WHAT THE EXERCISE ASKS: Only the lines from the start of the data to the line containing "return (H - B - (yp - OFF)) / ph", both included, should be output, exactly and without pictures.

— Begin SUPPLIED MATERIAL —

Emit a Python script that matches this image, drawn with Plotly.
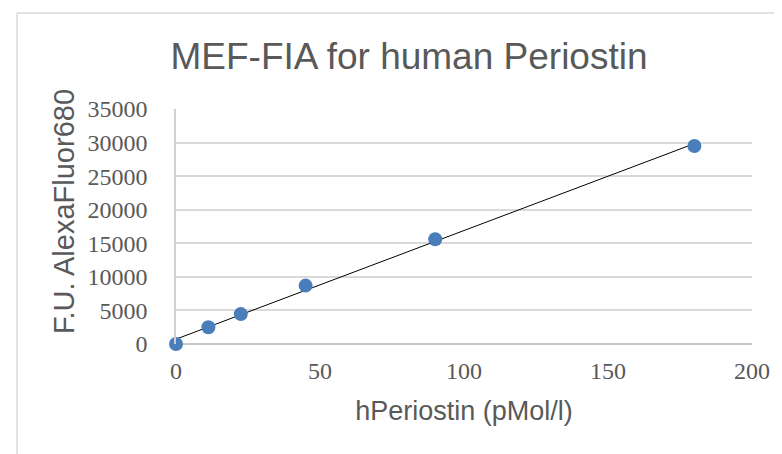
import numpy as np
import plotly.graph_objects as go

conc = [0, 11.25, 22.5, 45, 90, 180]
signal = [0, 2500, 4450, 8700, 15600, 29500]

x_ticks = [0, 50, 100, 150, 200]
y_ticks = [0, 5000, 10000, 15000, 20000, 25000, 30000, 35000]

slope, intercept = np.polyfit(conc, signal, 1)
trend_x = [min(conc), max(conc)]
trend_y = [slope * v + intercept for v in trend_x]

fig = go.Figure()
fig.add_trace(go.Scatter(x=trend_x, y=trend_y, mode="lines",
                         line=dict(color="black", width=1), showlegend=False,
                         hoverinfo="skip"))
fig.add_trace(go.Scatter(x=conc, y=signal, mode="markers", cliponaxis=False,
                         marker=dict(color="#4a7ebb", size=14),
                         showlegend=False))

# page has an 8px body margin; lay out in page coordinates
OFF = 8
W, H = 782 - OFF, 454 - OFF
L, R, T, B = 176 - OFF, 30, 109 - OFF, 110
pw, ph = W - L - R, H - T - B

def px(xp):
    return (xp - OFF - L) / pw

def py(yp):
    return (H - B - (yp - OFF)) / ph

fig.update_layout(
    width=W, height=H,
    margin=dict(l=L, r=R, t=T, b=B),
    paper_bgcolor="white", plot_bgcolor="white",
    title=dict(text="MEF-FIA for human Periostin", x=(409 - OFF) / W, xanchor="center",
               y=1 - (56 - OFF) / H, yanchor="middle",
               font=dict(family="Liberation Sans", size=37, color="#595959")),
    xaxis=dict(range=[0, 200], tickvals=x_ticks, showgrid=False, zeroline=False,
               showline=False, ticks="", ticklabelstandoff=10,
               tickfont=dict(family="Liberation Serif", size=24, color="#595959"),
               title=dict(text="hPeriostin (pMol/l)", standoff=18,
                          font=dict(family="Liberation Sans", size=27, color="#595959"))),
    yaxis=dict(range=[0, 35000], tickvals=y_ticks, tickformat="d", showgrid=True,
               gridcolor="#d9d9d9", gridwidth=1.5, zeroline=True,
               zerolinecolor="#c8c8c8", zerolinewidth=1.5,
               showline=True, linecolor="#d0d0d0", linewidth=1.5,
               ticks="", ticklabelstandoff=22,
               tickfont=dict(family="Liberation Serif", size=24, color="#595959")),
    annotations=[
        dict(text="F.U. AlexaFluor680", textangle=-90, showarrow=False,
             xref="paper", yref="paper", x=px(64), y=py(212),
             xanchor="center", yanchor="middle",
             font=dict(family="Liberation Sans", size=29, color="#595959")),
    ],
    shapes=[
        dict(type="line", xref="paper", yref="paper",
             x0=px(17), x1=px(17), y0=py(13), y1=py(460),
             line=dict(color="#d9d9d9", width=1.5)),
        dict(type="line", xref="paper", yref="paper",
             x0=px(17), x1=px(790), y0=py(13), y1=py(13),
             line=dict(color="#d9d9d9", width=1.5)),
    ],
)

fig.write_html("out.html")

— End SUPPLIED MATERIAL —

TASK SOLUTION:
Emit a Python script that matches this image, drawn with Plotly.
import numpy as np
import plotly.graph_objects as go

conc = [0, 11.25, 22.5, 45, 90, 180]
signal = [0, 2500, 4450, 8700, 15600, 29500]

x_ticks = [0, 50, 100, 150, 200]
y_ticks = [0, 5000, 10000, 15000, 20000, 25000, 30000, 35000]

slope, intercept = np.polyfit(conc, signal, 1)
trend_x = [min(conc), max(conc)]
trend_y = [slope * v + intercept for v in trend_x]

fig = go.Figure()
fig.add_trace(go.Scatter(x=trend_x, y=trend_y, mode="lines",
                         line=dict(color="black", width=1), showlegend=False,
                         hoverinfo="skip"))
fig.add_trace(go.Scatter(x=conc, y=signal, mode="markers", cliponaxis=False,
                         marker=dict(color="#4a7ebb", size=14),
                         showlegend=False))

# page has an 8px body margin; lay out in page coordinates
OFF = 8
W, H = 782 - OFF, 454 - OFF
L, R, T, B = 176 - OFF, 30, 109 - OFF, 110
pw, ph = W - L - R, H - T - B

def px(xp):
    return (xp - OFF - L) / pw

def py(yp):
    return (H - B - (yp - OFF)) / ph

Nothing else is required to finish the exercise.